Task directions
Determine how many lines of the entries contain "this". Reply with that number alone.

Stored data entries:
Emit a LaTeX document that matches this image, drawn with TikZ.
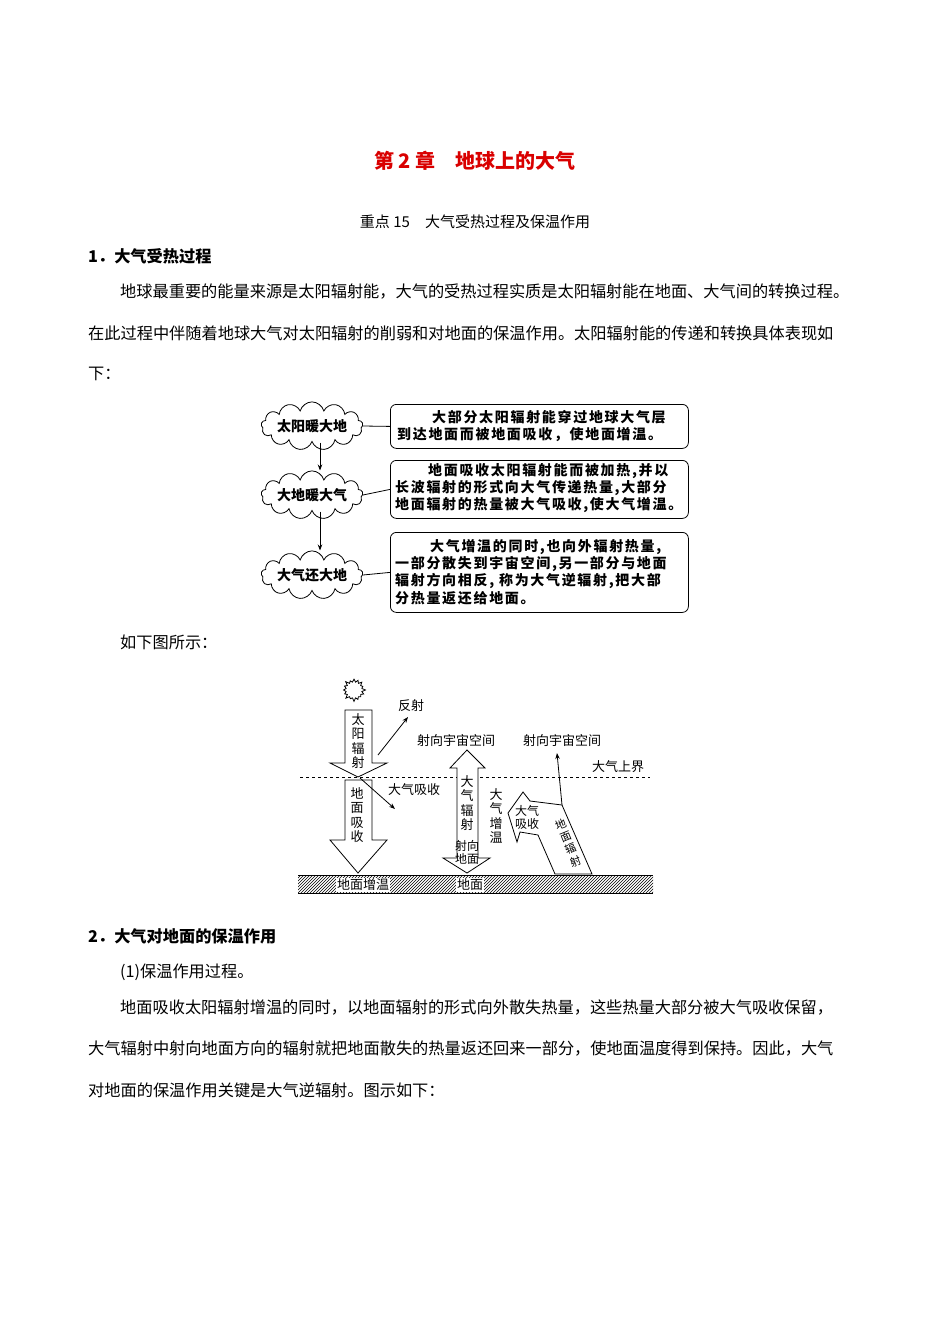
\documentclass[tikz,border=0pt]{standalone}
\usepackage{fontspec}
\setmainfont{Noto Sans CJK SC}
\newfontfamily\boxfont[LetterSpace=12]{Noto Sans CJK SC}
\usetikzlibrary{shapes.symbols,patterns,arrows.meta}
\begin{document}
\begin{tikzpicture}[x=1pt,y=-1pt,
  body/.style={anchor=west,inner sep=0pt,font=\fontsize{16.2}{18}\selectfont},
  cloudn/.style={cloud,cloud puffs=13,aspect=3.2,draw,thick,minimum width=94pt,minimum height=30pt,font=\fontsize{14}{16}\selectfont\bfseries,inner sep=0pt},
  boxn/.style={draw,thick,rounded corners=6pt,minimum width=298pt,anchor=north west,inner sep=0pt},
  btxt/.style={anchor=west,inner sep=0pt,font=\boxfont\fontsize{14}{16}\selectfont\bfseries},
  lab/.style={inner sep=0pt,font=\fontsize{13}{15}\selectfont},
  bigarr/.style={draw,thick,fill=white},
  thin/.style={-{Stealth[length=6pt]},thick}]
\useasboundingbox (0,0) rectangle (950,1344);
\node (title) at (475,161) {\fontsize{20}{24}\selectfont\bfseries\color{red!85!black}第 2 章\quad 地球上的大气};
\node (sub) at (475,222) {\fontsize{15}{18}\selectfont 重点 15\quad 大气受热过程及保温作用};
\node[body] (h1) at (88,256) {\bfseries 1．大气受热过程};
\node[body] (p1) at (120,292) {地球最重要的能量来源是太阳辐射能，大气的受热过程实质是太阳辐射能在地面、大气间的转换过程。};
\node[body] (p2) at (88,333) {在此过程中伴随着地球大气对太阳辐射的削弱和对地面的保温作用。太阳辐射能的传递和转换具体表现如};
\node[body] (p3) at (88,374) {下：};
% flow
\node[cloudn] (c1) at (312,426) {太阳暖大地};
\node[cloudn] (c2) at (312,495) {大地暖大气};
\node[cloudn] (c3) at (312,575) {大气还大地};
\draw[thick,-{Stealth[length=6pt]}] (c1.south) ++(8,0) coordinate (a1) -- (a1 |- c2.north);
\draw[thick,-{Stealth[length=6pt]}] (c2.south) ++(8,0) coordinate (a2) -- (a2 |- c3.north);
\node[boxn,minimum height=44pt] (b1) at (390,404) {};
\node[boxn,minimum height=58pt] (b2) at (390,460) {};
\node[boxn,minimum height=80pt] (b3) at (390,532) {};
\draw[thick] (c1.east) -- (b1.west);
\draw[thick] (c2.east) -- (b2.west);
\draw[thick] (c3.east) -- (b3.west);
\node[btxt] (t11) at (432,417) {大部分太阳辐射能穿过地球大气层};
\node[btxt] (t12) at (397,435) {到达地面而被地面吸收，使地面增温。};
\node[btxt] (t21) at (428,471) {地面吸收太阳辐射能而被加热,并以};
\node[btxt] (t22) at (395,488) {长波辐射的形式向大气传递热量,大部分};
\node[btxt] (t23) at (395,505) {地面辐射的热量被大气吸收,使大气增温。};
\node[btxt] (t31) at (430,547) {大气增温的同时,也向外辐射热量,};
\node[btxt] (t32) at (395,564) {一部分散失到宇宙空间,另一部分与地面};
\node[btxt] (t33) at (395,581) {辐射方向相反, 称为大气逆辐射,把大部};
\node[btxt] (t34) at (395,598) {分热量返还给地面。};
\node[body] (p4) at (120,642) {如下图所示：};
% diagram 2
\node[starburst,starburst points=16,starburst point height=4pt,draw,thick,minimum size=24pt,inner sep=0pt] (sun) at (354,690) {};
\draw[dashed,thick] (300,777) coordinate (dl) -- (650,777) coordinate (dr);
\fill[white] (298,875) rectangle (653,893);
\fill[pattern=north east lines] (298,875) rectangle (653,893);
\draw[thick] (298,875) -- (653,875) (298,893) -- (653,893);
\node[lab,fill=white,inner sep=1pt] (gw) at (363,885) {地面增温};
\node[lab,fill=white,inner sep=1pt] (gd) at (470,885) {地面};
\draw[bigarr] (345,710) -- (372,710) -- (372,763) -- (387,763) -- (358,777) -- (330,763) -- (345,763) -- cycle;
\node[lab,align=center,font=\fontsize{13}{14.5}\selectfont] (sr) at (358,741) {太\\阳\\辐\\射};
\draw[bigarr] (345,780) -- (372,780) -- (372,840) -- (387,840) -- (358,873) -- (330,840) -- (345,840) -- cycle;
\node[lab,align=center,font=\fontsize{13}{14.5}\selectfont] (ga) at (357,815) {地\\面\\吸\\收};
\coordinate (rf0) at (378,755);
\draw[thin] (rf0) -- (408,717);
\node[lab] (fs) at (411,706) {反射};
\coordinate (ab0) at (360,778);
\draw[thin] (ab0) -- (395,809);
\node[lab] (dq) at (414,790) {大气吸收};
\draw[bigarr] (467,750) -- (485,768) -- (478,768) -- (478,858) -- (490,858) -- (467,873) -- (443,858) -- (457,858) -- (457,768) -- (450,768) -- cycle;
\node[lab,align=center,font=\fontsize{13}{14.5}\selectfont] (aq) at (467,803) {大\\气\\辐\\射};
\node[lab,align=center,font=\fontsize{12}{13}\selectfont] (sx) at (467,852) {射向\\地面};
\node[lab,align=center,font=\fontsize{13}{14.5}\selectfont] (zw) at (496,816) {大\\气\\增\\温};
\node[lab] (s1) at (456,741) {射向宇宙空间};
\node[lab] (s2) at (562,741) {射向宇宙空间};
\node[lab] (sj) at (618,767) {大气上界};
\draw[bigarr] (592,874) -- (562,805) -- (530,801) -- (523,792) -- (508,813) -- (517,842) -- (520,832) -- (538,835) -- (555,874) -- cycle;
\coordinate (gr0) at (562,805);
\draw[thin] (gr0) -- (557,753);
\node[lab,align=center,font=\fontsize{12}{13}\selectfont] (xs) at (527,817) {大气\\吸收};
\node[lab,align=center,rotate=22,font=\fontsize{11}{13}\selectfont] (dm) at (568,843) {地\\面\\辐\\射};
% section 2
\node[body] (h2) at (88,936) {\bfseries 2．大气对地面的保温作用};
\node[body] (p5) at (120,972) {(1)保温作用过程。};
\node[body] (p6) at (120,1008) {地面吸收太阳辐射增温的同时，以地面辐射的形式向外散失热量，这些热量大部分被大气吸收保留，};
\node[body] (p7) at (88,1049) {大气辐射中射向地面方向的辐射就把地面散失的热量返还回来一部分，使地面温度得到保持。因此，大气};
\node[body] (p8) at (88,1090) {对地面的保温作用关键是大气逆辐射。图示如下：};
\end{tikzpicture}
\end{document}
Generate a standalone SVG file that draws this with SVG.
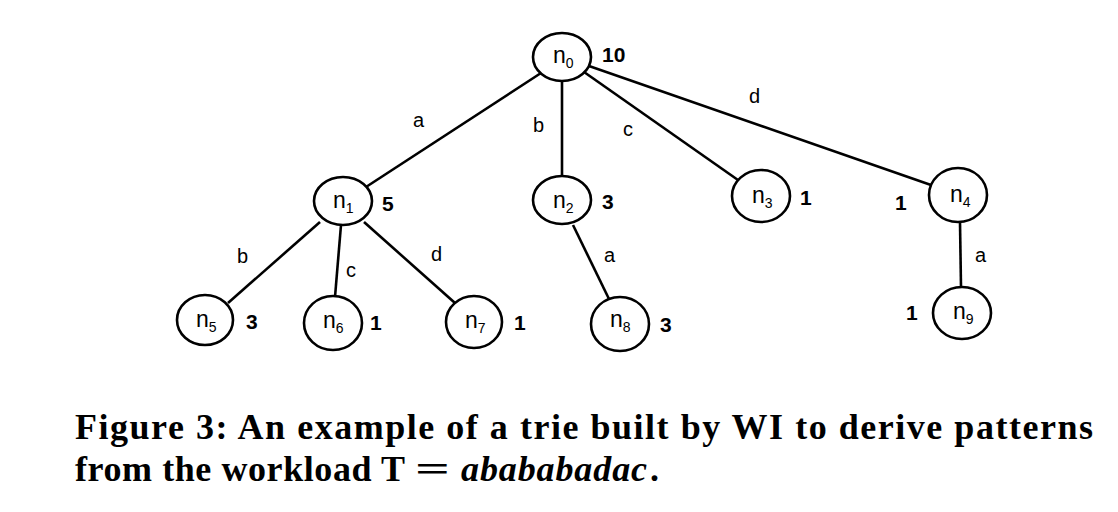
<svg xmlns="http://www.w3.org/2000/svg" width="1118" height="512" viewBox="0 0 1118 512">
<style>
.node ellipse{fill:#fff;stroke:#000;stroke-width:2.6}
.lbl{font-family:"Liberation Sans",Arial,sans-serif;font-size:23px;fill:#000}
.sub{font-size:14px}
.cnt{font-family:"Liberation Sans",Arial,sans-serif;font-size:21px;font-weight:bold;fill:#000}
.el{font-family:"Liberation Sans",Arial,sans-serif;font-size:20px;fill:#000}
#edges line{stroke:#000;stroke-width:2.6}
.cap{font-family:"Liberation Serif","Times New Roman",serif;font-size:36px;font-weight:bold;fill:#000}
</style>
<rect width="1118" height="512" fill="#fff"/>
<g id="edges">
<line x1="541" y1="73" x2="366" y2="187"/>
<line x1="562" y1="81" x2="562" y2="177"/>
<line x1="584" y1="72" x2="738" y2="180"/>
<line x1="589" y1="66" x2="931" y2="185"/>
<line x1="320" y1="222" x2="228" y2="303"/>
<line x1="341" y1="225" x2="335" y2="297"/>
<line x1="364" y1="222" x2="455" y2="303"/>
<line x1="573" y1="225" x2="609" y2="299"/>
<line x1="960" y1="222" x2="961" y2="287"/>
<text class="el" x="413" y="127">a</text>
<text class="el" x="533" y="132">b</text>
<text class="el" x="623" y="136">c</text>
<text class="el" x="749" y="103">d</text>
<text class="el" x="237" y="263">b</text>
<text class="el" x="346" y="277">c</text>
<text class="el" x="431" y="261">d</text>
<text class="el" x="604" y="262">a</text>
<text class="el" x="975" y="262">a</text>
</g>
<g id="n0" class="node"><ellipse cx="562" cy="57" rx="29" ry="24"/><text class="lbl" x="553" y="63">n<tspan class="sub" dy="5">0</tspan></text><text class="cnt" x="602" y="62">10</text></g>
<g id="n1" class="node"><ellipse cx="343" cy="201" rx="29" ry="24"/><text class="lbl" x="333" y="208">n<tspan class="sub" dy="5">1</tspan></text><text class="cnt" x="382" y="211">5</text></g>
<g id="n2" class="node"><ellipse cx="562" cy="200" rx="29" ry="24"/><text class="lbl" x="553" y="208">n<tspan class="sub" dy="5">2</tspan></text><text class="cnt" x="602" y="209">3</text></g>
<g id="n3" class="node"><ellipse cx="761" cy="196" rx="29" ry="26"/><text class="lbl" x="752" y="203">n<tspan class="sub" dy="5">3</tspan></text><text class="cnt" x="800" y="205">1</text></g>
<g id="n4" class="node"><ellipse cx="958" cy="195" rx="29" ry="27"/><text class="lbl" x="950" y="202">n<tspan class="sub" dy="5">4</tspan></text><text class="cnt" x="895" y="210">1</text></g>
<g id="n5" class="node"><ellipse cx="205" cy="320" rx="28" ry="25"/><text class="lbl" x="196" y="327">n<tspan class="sub" dy="5">5</tspan></text><text class="cnt" x="246" y="329">3</text></g>
<g id="n6" class="node"><ellipse cx="333" cy="323" rx="29" ry="27"/><text class="lbl" x="323" y="328">n<tspan class="sub" dy="5">6</tspan></text><text class="cnt" x="370" y="330">1</text></g>
<g id="n7" class="node"><ellipse cx="474" cy="322" rx="28" ry="26"/><text class="lbl" x="465" y="328">n<tspan class="sub" dy="5">7</tspan></text><text class="cnt" x="514" y="330">1</text></g>
<g id="n8" class="node"><ellipse cx="620" cy="324" rx="29" ry="27"/><text class="lbl" x="610" y="327">n<tspan class="sub" dy="5">8</tspan></text><text class="cnt" x="660" y="332">3</text></g>
<g id="n9" class="node"><ellipse cx="962" cy="313" rx="29" ry="26"/><text class="lbl" x="953" y="319">n<tspan class="sub" dy="5">9</tspan></text><text class="cnt" x="906" y="320">1</text></g>
<g id="caption">
<text class="cap" x="75" y="439" textLength="1018" lengthAdjust="spacing">Figure 3:  An example of a trie built by WI to derive patterns</text>
<text class="cap" x="75" y="481" textLength="330" lengthAdjust="spacing">from the workload T</text>
<text class="cap" x="415" y="481" font-weight="normal" textLength="35" lengthAdjust="spacingAndGlyphs">=</text>
<text class="cap" x="461" y="481" font-weight="normal" font-style="italic" textLength="186" lengthAdjust="spacing">abababadac</text>
<text class="cap" x="650" y="481">.</text>
</g>
</svg>
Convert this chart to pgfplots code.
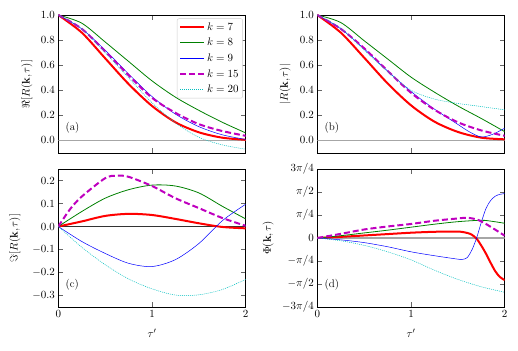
\documentclass[border=0pt]{standalone}
\usepackage{pgfplots}
\pgfplotsset{compat=1.18}
\definecolor{mplgreen}{RGB}{0,128,0}
\definecolor{mplmag}{RGB}{191,0,191}
\definecolor{mplcyan}{RGB}{0,191,191}

\newcommand{\lbl}{\fontsize{11}{13}\selectfont}

\pgfplotsset{
  panel/.style={
    width=187.4pt, height=138pt, scale only axis,
    xmin=0, xmax=2, xtick={0,1,2},
    tick align=inside, major tick length=5pt,
    every tick/.style={black!60, line width=0.7pt},
    axis line style={line width=0.7pt},
    tick label style={font=\lbl},
    label style={font=\lbl},
    xlabel style={at={(axis description cs:0.5,-0.19)}, anchor=center},
    clip=true,
  },
  k7/.style={red, line width=2pt, smooth},
  k8/.style={mplgreen, line width=0.8pt, smooth},
  k9/.style={blue, line width=0.5pt, smooth},
  k15/.style={mplmag, line width=2pt, dash pattern=on 6pt off 3pt, smooth},
  k20/.style={mplcyan, line width=0.5pt, dash pattern=on 1pt off 1pt, smooth},
  zeroline/.style={gray!70, line width=1.2pt, forget plot},
}

\begin{document}
\begin{tikzpicture}
\useasboundingbox (0,0) rectangle (518pt,350pt);

% (a) real part
\begin{axis}[panel, at={(58.3pt,197pt)}, anchor=south west,
    ymin=-0.1, ymax=1.0, ytick={0,0.2,...,1.0},
    yticklabel style={/pgf/number format/.cd, fixed, fixed zerofill, precision=1},
    xticklabels={},
    ylabel={$\Re[R(\mathbf{k},\tau)]$},
    ylabel style={at={(axis description cs:-0.167,0.5)}, anchor=center},
    legend style={at={(0.985,0.975)}, anchor=north east, draw=black!20,
      rounded corners=2pt, font=\lbl, row sep=2.5pt, inner sep=2pt},
    legend cell align=left,
    legend image code/.code={\draw[#1] (0pt,0pt) -- (24pt,0pt);},
]
\addplot[zeroline] coordinates {(0,0)(2,0)};
\addplot[k7] coordinates {(0,1)(0.25,0.86)(0.5,0.655)(0.75,0.45)(1,0.275)(1.25,0.145)(1.5,0.065)(1.75,0.022)(2,0.005)};
\addplot[k8] coordinates {(0,1)(0.25,0.935)(0.5,0.785)(0.75,0.63)(1,0.475)(1.25,0.345)(1.5,0.24)(1.75,0.145)(2,0.06)};
\addplot[k9] coordinates {(0,1)(0.25,0.89)(0.5,0.72)(0.75,0.53)(1,0.35)(1.25,0.21)(1.5,0.11)(1.75,0.045)(2,0.008)};
\addplot[k15] coordinates {(0,1)(0.25,0.89)(0.5,0.71)(0.75,0.52)(1,0.34)(1.25,0.22)(1.5,0.13)(1.75,0.075)(2,0.037)};
\addplot[k20] coordinates {(0,1)(0.25,0.89)(0.5,0.70)(0.75,0.50)(1,0.30)(1.25,0.14)(1.5,0.025)(1.75,-0.035)(2,-0.07)};
\legend{$k=7$,$k=8$,$k=9$,$k=15$,$k=20$}
\node[anchor=west, font=\lbl] at (rel axis cs:0.02,0.18) {(a)};
\end{axis}

% (b) modulus
\begin{axis}[panel, at={(317.3pt,197pt)}, anchor=south west,
    ymin=-0.1, ymax=1.0, ytick={0,0.2,...,1.0},
    yticklabel style={/pgf/number format/.cd, fixed, fixed zerofill, precision=1},
    xticklabels={},
    ylabel={$|R(\mathbf{k},\tau)|$},
    ylabel style={at={(axis description cs:-0.172,0.5)}, anchor=center},
]
\addplot[zeroline] coordinates {(0,0)(2,0)};
\addplot[k7] coordinates {(0,1)(0.25,0.86)(0.5,0.66)(0.75,0.455)(1,0.28)(1.25,0.15)(1.5,0.068)(1.75,0.022)(2,0.009)};
\addplot[k8] coordinates {(0,1)(0.25,0.94)(0.5,0.795)(0.75,0.65)(1,0.505)(1.25,0.385)(1.5,0.275)(1.75,0.175)(2,0.07)};
\addplot[k9] coordinates {(0,1)(0.25,0.89)(0.5,0.73)(0.75,0.553)(1,0.39)(1.25,0.25)(1.5,0.128)(1.625,0.068)(1.75,0.028)(1.875,0.05)(2,0.098)};
\addplot[k15] coordinates {(0,1)(0.25,0.89)(0.5,0.735)(0.75,0.555)(1,0.38)(1.25,0.245)(1.5,0.145)(1.75,0.08)(2,0.037)};
\addplot[k20] coordinates {(0,1)(0.25,0.895)(0.5,0.72)(0.75,0.55)(1,0.40)(1.25,0.33)(1.5,0.295)(1.75,0.27)(2,0.244)};
\node[anchor=west, font=\lbl] at (rel axis cs:0.02,0.18) {(b)};
\end{axis}

% (c) imaginary part
\begin{axis}[panel, at={(58.3pt,43pt)}, anchor=south west,
    ymin=-0.35, ymax=0.25, ytick={-0.3,-0.2,-0.1,0,0.1,0.2},
    yticklabel style={/pgf/number format/.cd, fixed, fixed zerofill, precision=1},
    xlabel={$\tau'$},
    ylabel={$\Im[R(\mathbf{k},\tau)]$},
    ylabel style={at={(axis description cs:-0.231,0.5)}, anchor=center},
]
\addplot[black!80, line width=0.6pt, forget plot] coordinates {(0,0)(2,0)};
\addplot[k7] coordinates {(0,0)(0.25,0.022)(0.5,0.046)(0.75,0.055)(1,0.05)(1.25,0.033)(1.5,0.014)(1.75,-0.002)(2,-0.008)};
\addplot[k8] coordinates {(0,0)(0.25,0.065)(0.5,0.123)(0.75,0.16)(1,0.18)(1.25,0.176)(1.5,0.146)(1.75,0.088)(2,0.033)};
\addplot[k9] coordinates {(0,0)(0.25,-0.065)(0.5,-0.117)(0.75,-0.16)(1,-0.174)(1.25,-0.144)(1.5,-0.074)(1.75,0.025)(2,0.097)};
\addplot[k15] coordinates {(0,0)(0.125,0.075)(0.25,0.13)(0.5,0.21)(0.625,0.221)(0.75,0.216)(1,0.176)(1.25,0.123)(1.5,0.08)(1.75,0.037)(2,0.003)};
\addplot[k20] coordinates {(0,0)(0.25,-0.09)(0.5,-0.166)(0.75,-0.228)(1,-0.271)(1.25,-0.298)(1.5,-0.297)(1.75,-0.274)(2,-0.23)};
\node[anchor=west, font=\lbl] at (rel axis cs:0.02,0.16) {(c)};
\end{axis}

% (d) phase, in units of pi/4
\begin{axis}[panel, at={(317.3pt,43pt)}, anchor=south west,
    ymin=-3, ymax=3, ytick={-3,-2,-1,0,1,2,3},
    yticklabels={$-3\pi/4$,$-\pi/2$,$-\pi/4$,$0$,$\pi/4$,$\pi/2$,$3\pi/4$},
    xlabel={$\tau'$},
    ylabel={$\Phi(\mathbf{k},\tau)$},
    ylabel style={at={(axis description cs:-0.263,0.5)}, anchor=center},
]
\addplot[zeroline] coordinates {(0,0)(2,0)};
\addplot[k7] coordinates {(0,0)(0.25,0.05)(0.5,0.11)(0.75,0.17)(1,0.23)(1.25,0.27)(1.5,0.28)(1.6,0.22)(1.65,0.14)(1.7,-0.03)(1.75,-0.33)(1.8,-0.68)(1.85,-1.08)(1.9,-1.45)(1.95,-1.7)(2,-1.83)};
\addplot[k8] coordinates {(0,0)(0.25,0.1)(0.5,0.22)(0.75,0.34)(1,0.47)(1.25,0.6)(1.5,0.71)(1.75,0.77)(1.875,0.72)(2,0.64)};
\addplot[k9] coordinates {(0,0)(0.25,-0.08)(0.5,-0.2)(0.75,-0.38)(1,-0.6)(1.25,-0.77)(1.5,-0.92)(1.55,-0.93)(1.6,-0.85)(1.65,-0.52)(1.7,0.0)(1.75,0.68)(1.8,1.28)(1.85,1.63)(1.9,1.82)(1.95,1.9)(2,1.93)};
\addplot[k15] coordinates {(0,0)(0.25,0.18)(0.5,0.37)(0.75,0.5)(1,0.61)(1.25,0.75)(1.5,0.85)(1.6,0.88)(1.7,0.81)(1.75,0.72)(1.8,0.61)(1.9,0.36)(2,0.1)};
\addplot[k20] coordinates {(0,0)(0.25,-0.12)(0.5,-0.32)(0.75,-0.6)(1,-0.95)(1.25,-1.4)(1.5,-1.8)(1.75,-2.12)(2,-2.36)};
\node[anchor=west, font=\lbl] at (rel axis cs:0.02,0.16) {(d)};
\end{axis}
\end{tikzpicture}
\end{document}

Result of the exercise
3